Exercise goal —
Write out the entire listing below exactly as it appears, minus any pictures.
──────── Material ────────
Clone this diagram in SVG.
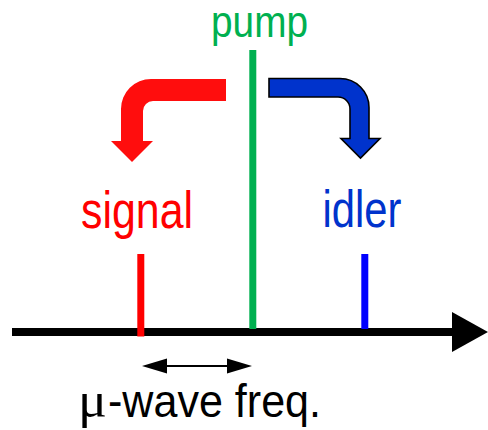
<svg xmlns="http://www.w3.org/2000/svg" width="488" height="430" viewBox="0 0 488 430">
<style>
.lbl{font-family:"Liberation Sans",Arial,sans-serif;}
.tick{stroke-width:7;fill:none;}
</style>
<rect width="488" height="430" fill="#ffffff"/>
<g id="axis">
<line x1="12" y1="332" x2="455" y2="332" stroke="#000" stroke-width="8"/>
<polygon points="452,312 488,332 452,352" fill="#000"/>
</g>
<g id="signal">
<line class="tick" x1="140.8" y1="254" x2="140.8" y2="336.5" stroke="#ff0000"/>
<text class="lbl" x="81" y="228" font-size="52" fill="#ff0000" textLength="112" lengthAdjust="spacingAndGlyphs">signal</text>
</g>
<g id="pump">
<line class="tick" x1="252.8" y1="50" x2="252.8" y2="329" stroke="#00b050"/>
<text class="lbl" x="211" y="37" font-size="45" fill="#00b050" textLength="97" lengthAdjust="spacingAndGlyphs">pump</text>
</g>
<g id="idler">
<line class="tick" x1="364.8" y1="254" x2="364.8" y2="329" stroke="#0000ff"/>
<text class="lbl" x="322.5" y="227" font-size="52" fill="#0033cc" textLength="79" lengthAdjust="spacingAndGlyphs">idler</text>
</g>
<g id="connectors">
<path d="M226,79 L151,79 A30,30 0 0 0 121,109 L121,141 L111,141 L132,162 L153,141 L143,141 L143,111 A10,10 0 0 1 153,101 L226,101 Z" fill="#ff0d0d"/>
<path d="M269,78.5 L340,78.5 A29,29 0 0 1 369,107.5 L369,138.5 L380,138.5 L360.5,158 L341,138.5 L350,138.5 L350,109 A12,12 0 0 0 338,97 L269,97 Z" fill="#0033cc" stroke="#000" stroke-width="1.6" stroke-linejoin="miter"/>
<line x1="160" y1="366" x2="234" y2="366" stroke="#000" stroke-width="2"/>
<polygon points="142,366 167,358.5 167,373.5" fill="#000"/>
<polygon points="252,366 227,358.5 227,373.5" fill="#000"/>
</g>
<g id="freq-label">
<text x="78" y="417" font-size="50" font-family="'Liberation Serif','Times New Roman',serif" fill="#000" textLength="29" lengthAdjust="spacingAndGlyphs">μ</text>
<text class="lbl" x="108" y="417" font-size="47" fill="#000" textLength="213" lengthAdjust="spacingAndGlyphs">-wave freq.</text>
</g>
</svg>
────────
Worked solution —
Clone this diagram in SVG.
<svg xmlns="http://www.w3.org/2000/svg" width="488" height="430" viewBox="0 0 488 430">
<style>
.lbl{font-family:"Liberation Sans",Arial,sans-serif;}
.tick{stroke-width:7;fill:none;}
</style>
<rect width="488" height="430" fill="#ffffff"/>
<g id="axis">
<line x1="12" y1="332" x2="455" y2="332" stroke="#000" stroke-width="8"/>
<polygon points="452,312 488,332 452,352" fill="#000"/>
</g>
<g id="signal">
<line class="tick" x1="140.8" y1="254" x2="140.8" y2="336.5" stroke="#ff0000"/>
<text class="lbl" x="81" y="228" font-size="52" fill="#ff0000" textLength="112" lengthAdjust="spacingAndGlyphs">signal</text>
</g>
<g id="pump">
<line class="tick" x1="252.8" y1="50" x2="252.8" y2="329" stroke="#00b050"/>
<text class="lbl" x="211" y="37" font-size="45" fill="#00b050" textLength="97" lengthAdjust="spacingAndGlyphs">pump</text>
</g>
<g id="idler">
<line class="tick" x1="364.8" y1="254" x2="364.8" y2="329" stroke="#0000ff"/>
<text class="lbl" x="322.5" y="227" font-size="52" fill="#0033cc" textLength="79" lengthAdjust="spacingAndGlyphs">idler</text>
</g>
<g id="connectors">
<path d="M226,79 L151,79 A30,30 0 0 0 121,109 L121,141 L111,141 L132,162 L153,141 L143,141 L143,111 A10,10 0 0 1 153,101 L226,101 Z" fill="#ff0d0d"/>
<path d="M269,78.5 L340,78.5 A29,29 0 0 1 369,107.5 L369,138.5 L380,138.5 L360.5,158 L341,138.5 L350,138.5 L350,109 A12,12 0 0 0 338,97 L269,97 Z" fill="#0033cc" stroke="#000" stroke-width="1.6" stroke-linejoin="miter"/>
<line x1="160" y1="366" x2="234" y2="366" stroke="#000" stroke-width="2"/>
<polygon points="142,366 167,358.5 167,373.5" fill="#000"/>
<polygon points="252,366 227,358.5 227,373.5" fill="#000"/>
</g>
<g id="freq-label">
<text x="78" y="417" font-size="50" font-family="'Liberation Serif','Times New Roman',serif" fill="#000" textLength="29" lengthAdjust="spacingAndGlyphs">μ</text>
<text class="lbl" x="108" y="417" font-size="47" fill="#000" textLength="213" lengthAdjust="spacingAndGlyphs">-wave freq.</text>
</g>
</svg>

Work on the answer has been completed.